Twitter isn’t the first platform that’s financially rewarded the spread of misinformation, but its policy decisions have made it all the more vulnerable to abuse, an own goal that hurts not only trust in the platform but also users’ understanding of a major geopolitical event.

Instead, Musk has promoted the use of Community Notes—a crowdsourced fact-checking system formerly known as Birdwatch—and, in recent days, has claimed to have increased the speed at which these notes appear on misleading content. Further complicating things, a recent report found that he’s also stopped allowing users to self-report political misinformation on specific posts. Community Notes is a helpful system (when it’s not wrong!), but Twitter is ultimately outsourcing the job of content moderation from in-house professionals to unpaid volunteers. And fundamentally, leaving bad information up with a user-generated addendum is not the same as removing or hiding it with a warning label, as Twitter’s old guard did.

Shannon McGregor, an associate professor at the University of North Carolina at Chapel Hill’s media and journalism school, has been arguing for years that the most powerful people on a platform shouldn’t be treated with kid gloves but taken more seriously. That includes not only political leaders—remember Donald Trump’s ongoing feuds with Twitter?—but also users paying for greater reach and the chance to make money.
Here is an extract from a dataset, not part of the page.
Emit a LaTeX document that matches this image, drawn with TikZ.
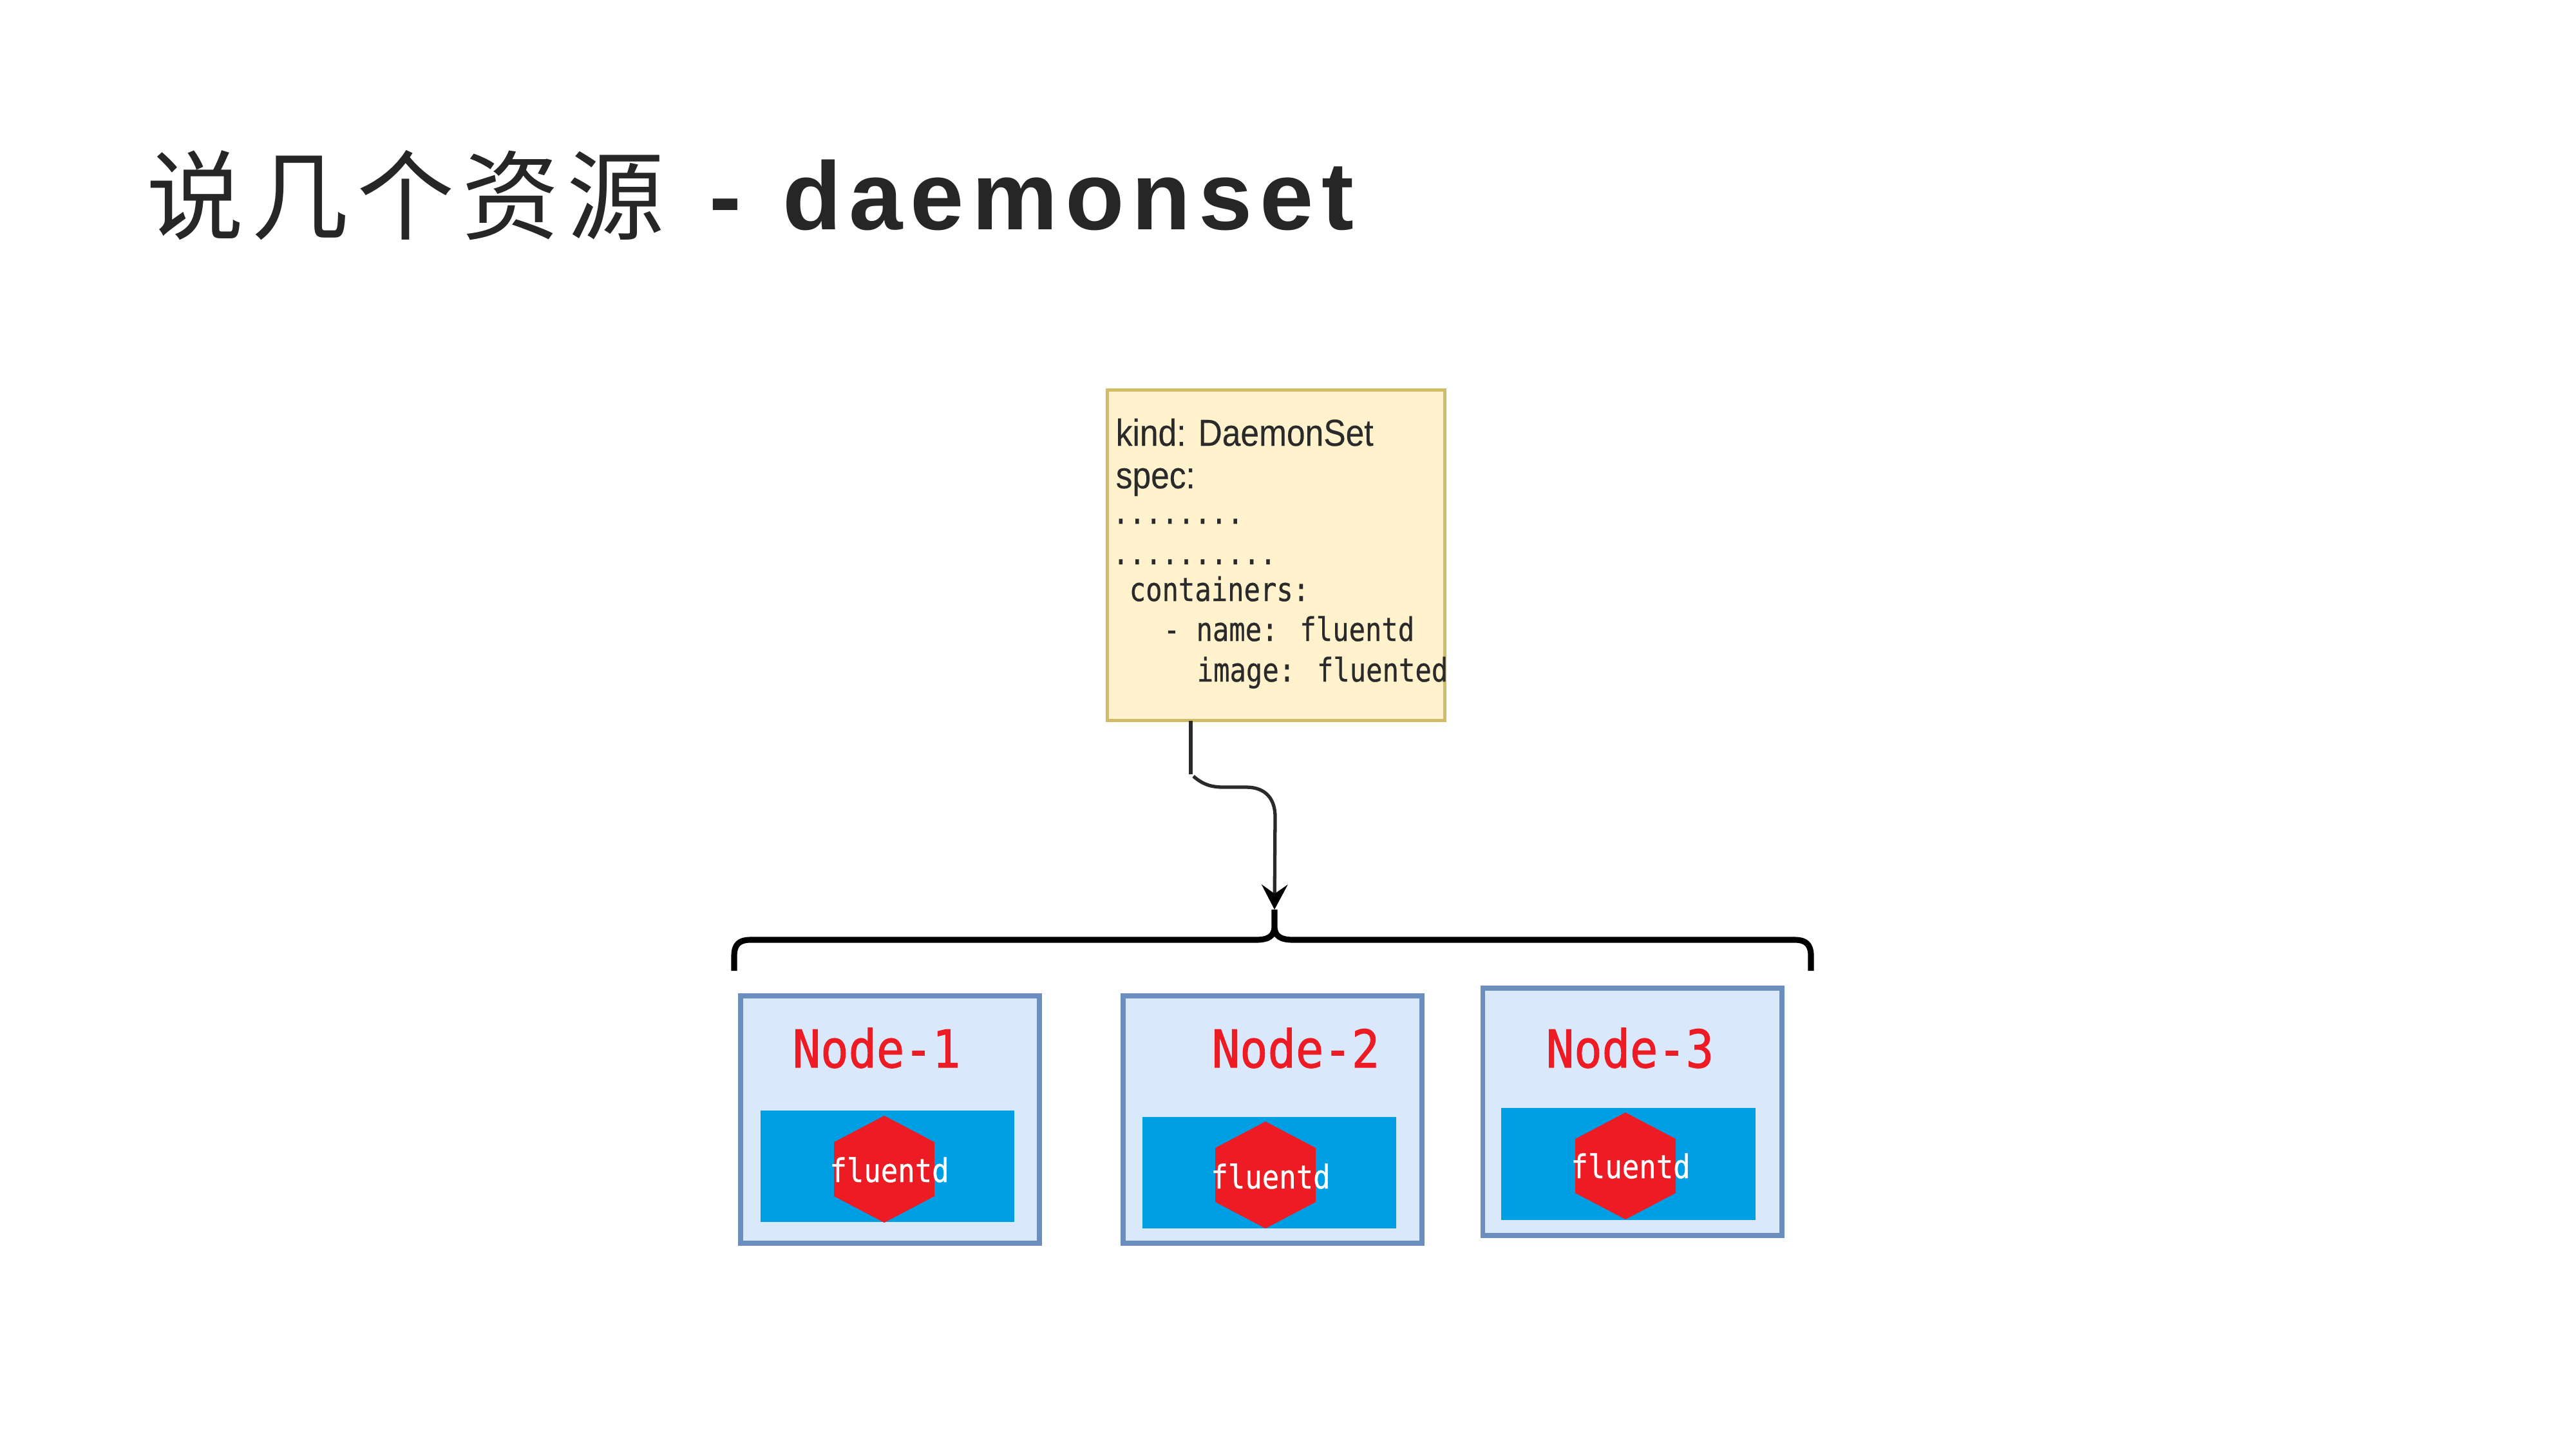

‘Those with the greatest reach and power should be subject to at least the same policies as all users, if not perhaps either more stringent or more holistically enforced versions of those policies,’ McGregor said. ‘That’s where we see the danger. It’s not like some random person breaking a content moderation rule, which is a problem. It’s a [bigger] problem when someone who has a ton of power and attention does it.’

Musk may want to prioritize ‘free speech’ and being ‘open source,’ but millions of people rely on his platform for reliable information. And, as it’s played out time after time, there are often very scary real-world consequences when conspiracy theories and fraudulent stories are allowed to run rampant. The only thing that’s transparent is the owner’s inattention.